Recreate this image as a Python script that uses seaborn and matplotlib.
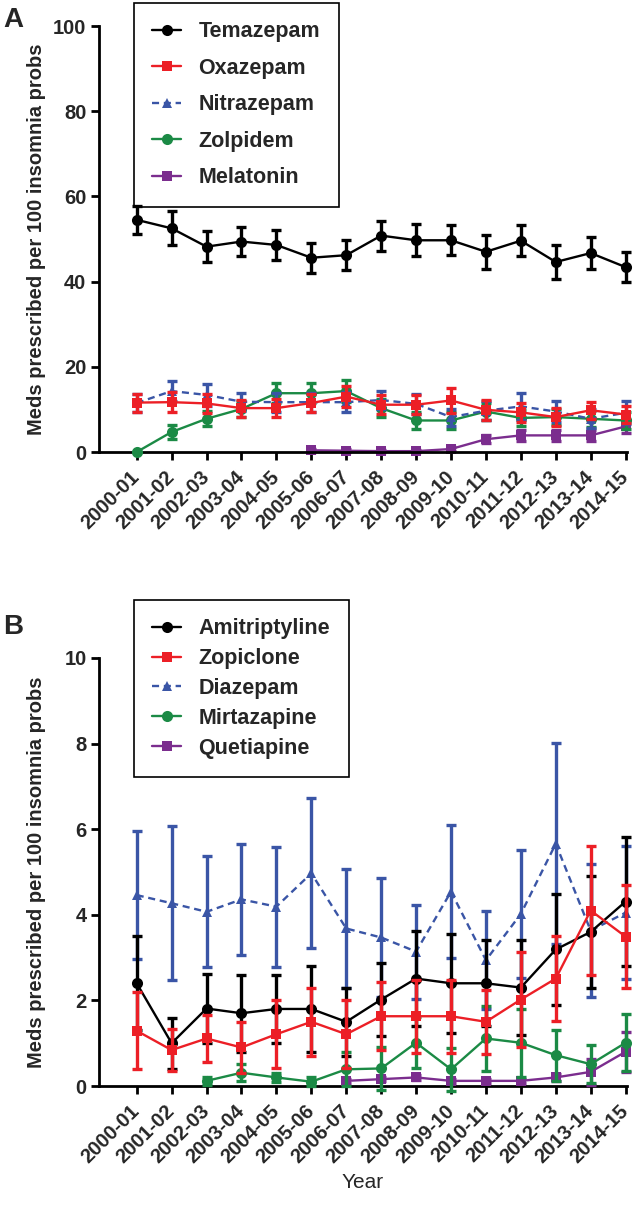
import numpy as np
import pandas as pd
import matplotlib
matplotlib.use("Agg")
import matplotlib.pyplot as plt
import seaborn as sns

years = ["2000-01", "2001-02", "2002-03", "2003-04", "2004-05", "2005-06", "2006-07",
         "2007-08", "2008-09", "2009-10", "2010-11", "2011-12", "2012-13", "2013-14", "2014-15"]

# panel A - meds prescribed per 100 insomnia problems
temazepam = [54.5, 52.5, 48.2, 49.4, 48.6, 45.6, 46.2, 50.8, 49.7, 49.7, 47.0, 49.6, 44.6, 46.7, 43.4]
temazepam_err = [3.3, 4.0, 3.7, 3.5, 3.5, 3.5, 3.5, 3.5, 3.8, 3.5, 4.0, 3.7, 4.1, 3.8, 3.5]
oxazepam = [11.6, 11.7, 11.4, 10.3, 10.3, 11.5, 13.0, 11.1, 11.1, 12.1, 9.9, 9.3, 8.2, 9.8, 8.8]
oxazepam_err = [2.1, 2.4, 2.2, 2.0, 2.1, 2.2, 2.5, 2.2, 2.2, 3.0, 2.3, 2.2, 2.2, 2.0, 2.0]
nitrazepam = [11.5, 14.3, 13.4, 11.8, 11.7, 11.7, 11.7, 12.2, 11.3, 8.2, 9.7, 10.7, 9.5, 7.8, 9.2]
nitrazepam_err = [2.2, 2.4, 2.6, 2.1, 2.2, 2.2, 2.4, 2.1, 2.3, 2.0, 2.2, 3.1, 2.4, 2.2, 2.7]
zolpidem = [0.0, 4.7, 7.8, 10.1, 13.8, 13.8, 14.3, 10.3, 7.4, 7.4, 9.5, 8.0, 8.2, 7.8, 7.4]
zolpidem_err = [0.0, 1.7, 1.8, 1.9, 2.4, 2.4, 2.6, 2.1, 1.9, 1.9, 2.0, 1.9, 1.9, 1.9, 1.9]
melatonin = [np.nan] * 5 + [0.4, 0.3, 0.2, 0.2, 0.7, 3.0, 3.9, 3.9, 3.9, 6.0]
melatonin_err = [np.nan] * 5 + [0.3, 0.3, 0.2, 0.2, 0.4, 0.9, 1.3, 1.3, 1.3, 1.5]

# panel B
amitriptyline = [2.40, 1.00, 1.81, 1.70, 1.80, 1.80, 1.50, 2.02, 2.51, 2.40, 2.40, 2.30, 3.19, 3.60, 4.31]
amitriptyline_err = [1.1, 0.6, 0.8, 0.9, 0.8, 1.0, 0.8, 0.85, 1.1, 1.15, 1.0, 1.1, 1.3, 1.3, 1.5]
zopiclone = [1.29, 0.84, 1.11, 0.90, 1.21, 1.50, 1.21, 1.63, 1.63, 1.63, 1.50, 2.02, 2.51, 4.10, 3.49]
zopiclone_err = [0.9, 0.5, 0.55, 0.6, 0.8, 0.8, 0.8, 0.8, 0.85, 0.85, 0.75, 1.1, 1.0, 1.5, 1.2]
diazepam = [4.46, 4.27, 4.07, 4.36, 4.19, 4.97, 3.68, 3.47, 3.14, 4.54, 2.94, 4.02, 5.66, 3.63, 4.05]
diazepam_err = [1.5, 1.8, 1.3, 1.3, 1.4, 1.75, 1.4, 1.4, 1.1, 1.55, 1.15, 1.5, 2.35, 1.55, 1.55]
mirtazapine = [np.nan, np.nan, 0.12, 0.31, 0.20, 0.10, 0.39, 0.41, 1.01, 0.39, 1.11, 1.01, 0.72, 0.51, 1.01]
mirtazapine_err = [np.nan, np.nan, 0.1, 0.2, 0.1, 0.1, 0.4, 0.5, 0.6, 0.5, 0.75, 0.8, 0.6, 0.45, 0.67]
quetiapine = [np.nan] * 6 + [0.12, 0.16, 0.20, 0.12, 0.12, 0.12, 0.20, 0.33, 0.80]
quetiapine_err = [np.nan] * 6 + [0.05, 0.05, 0.05, 0.05, 0.05, 0.05, 0.08, 0.3, 0.47]

BLACK = "#000000"
RED = "#ec1f26"
BLUE = "#3a55a6"
GREEN = "#1b8a45"
PURPLE = "#7b2d8e"

sns.set_style("ticks")
plt.rcParams["font.family"] = ["Liberation Sans", "DejaVu Sans"]
plt.rcParams["font.weight"] = "bold"
plt.rcParams["axes.labelweight"] = "bold"

W, H = 634, 1209
fig = plt.figure(figsize=(W / 100, H / 100), dpi=100)
ax_a = fig.add_axes([99 / W, 1 - 452 / H, 528 / W, 426 / H])
ax_b = fig.add_axes([99 / W, 1 - 1086 / H, 528 / W, 428 / H])


def draw_series(ax, values, errors, label, color, marker, ms, dashed=False, z=2):
    df = pd.DataFrame({"x": np.arange(len(years)), "y": values, "err": errors}).dropna()
    eb = ax.errorbar(df["x"], df["y"], yerr=df["err"], fmt="none", ecolor=color,
                     elinewidth=2.4, capsize=3.8, capthick=2.4, zorder=z)
    for part in eb.lines[1] + eb.lines[2]:
        part.set_clip_on(False)
    sns.lineplot(data=df, x="x", y="y", ax=ax, color=color, marker=marker,
                 markersize=ms, markeredgewidth=0, linewidth=1.7,
                 linestyle=(0, (3, 2)) if dashed else "-", label=label,
                 errorbar=None, clip_on=False, zorder=z + 0.5)


# panel A
draw_series(ax_a, temazepam, temazepam_err, "Temazepam", BLACK, "o", 8, z=6)
draw_series(ax_a, melatonin, melatonin_err, "Melatonin", PURPLE, "s", 7.5, z=2)
draw_series(ax_a, zolpidem, zolpidem_err, "Zolpidem", GREEN, "o", 8, z=3)
draw_series(ax_a, nitrazepam, nitrazepam_err, "Nitrazepam", BLUE, "^", 7, dashed=True, z=4)
draw_series(ax_a, oxazepam, oxazepam_err, "Oxazepam", RED, "s", 7.5, z=5)

# panel B
draw_series(ax_b, diazepam, diazepam_err, "Diazepam", BLUE, "^", 7, dashed=True, z=2)
draw_series(ax_b, quetiapine, quetiapine_err, "Quetiapine", PURPLE, "s", 7.5, z=3)
draw_series(ax_b, mirtazapine, mirtazapine_err, "Mirtazapine", GREEN, "o", 8, z=4)
draw_series(ax_b, amitriptyline, amitriptyline_err, "Amitriptyline", BLACK, "o", 8, z=5)
draw_series(ax_b, zopiclone, zopiclone_err, "Zopiclone", RED, "s", 7.5, z=6)

order_a = ["Temazepam", "Oxazepam", "Nitrazepam", "Zolpidem", "Melatonin"]
order_b = ["Amitriptyline", "Zopiclone", "Diazepam", "Mirtazapine", "Quetiapine"]

for ax, ymax, step, order, top, spacing in [(ax_a, 100, 20, order_a, 3, 0.72),
                                            (ax_b, 10, 2, order_b, 600, 0.41)]:
    ax.set_xlim(-1.08, 14.04)
    ax.set_ylim(0, ymax)
    ax.set_yticks(np.arange(0, ymax + 1, step))
    ax.set_xticks(np.arange(len(years)))
    # centre-anchored so the last year label stays inside the figure edge
    ax.set_xticklabels(years, rotation=45, ha="right", va="center",
                       rotation_mode="anchor", fontsize=14.5)
    sns.despine(ax=ax)
    for s in ["left", "bottom"]:
        ax.spines[s].set_linewidth(2)
        ax.spines[s].set_color("black")
    ax.tick_params(axis="both", width=2, length=6, color="black", pad=3)
    ax.tick_params(axis="x", pad=10)
    ax.tick_params(axis="y", labelsize=14.5)
    ax.set_ylabel("Meds prescribed per 100 insomnia probs", fontsize=14.5, fontweight="bold")
    ax.yaxis.set_label_coords(-0.1, 0.5)
    ax.set_xlabel("")

    handles, labels = ax.get_legend_handles_labels()
    lookup = dict(zip(labels, handles))
    leg = ax.legend([lookup[n] for n in order], order, loc="upper left",
                    bbox_to_anchor=(134 / W, 1 - top / H), bbox_transform=fig.transFigure,
                    borderaxespad=0, fancybox=False, framealpha=1, edgecolor="black",
                    fontsize=15.5, labelspacing=spacing, handlelength=1.35,
                    handletextpad=0.8, borderpad=0.85)
    leg.get_frame().set_linewidth(1.2)
    for t in leg.get_texts():
        t.set_fontweight("bold")

ax_b.set_xlabel("Year", fontsize=15, fontweight="normal")
ax_b.xaxis.set_label_coords(0.5, -0.203)

fig.text(3 / W, 1 - 20 / H, "A", fontsize=20, fontweight="bold", va="center")
fig.text(3 / W, 1 - 627 / H, "B", fontsize=20, fontweight="bold", va="center")

fig.savefig("out.png", dpi=100)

# Your instructions
Every line of the listing that holds "seaborn" should be found and copied.

# Worked solution
Recreate this image as a Python script that uses seaborn and matplotlib.
import seaborn as sns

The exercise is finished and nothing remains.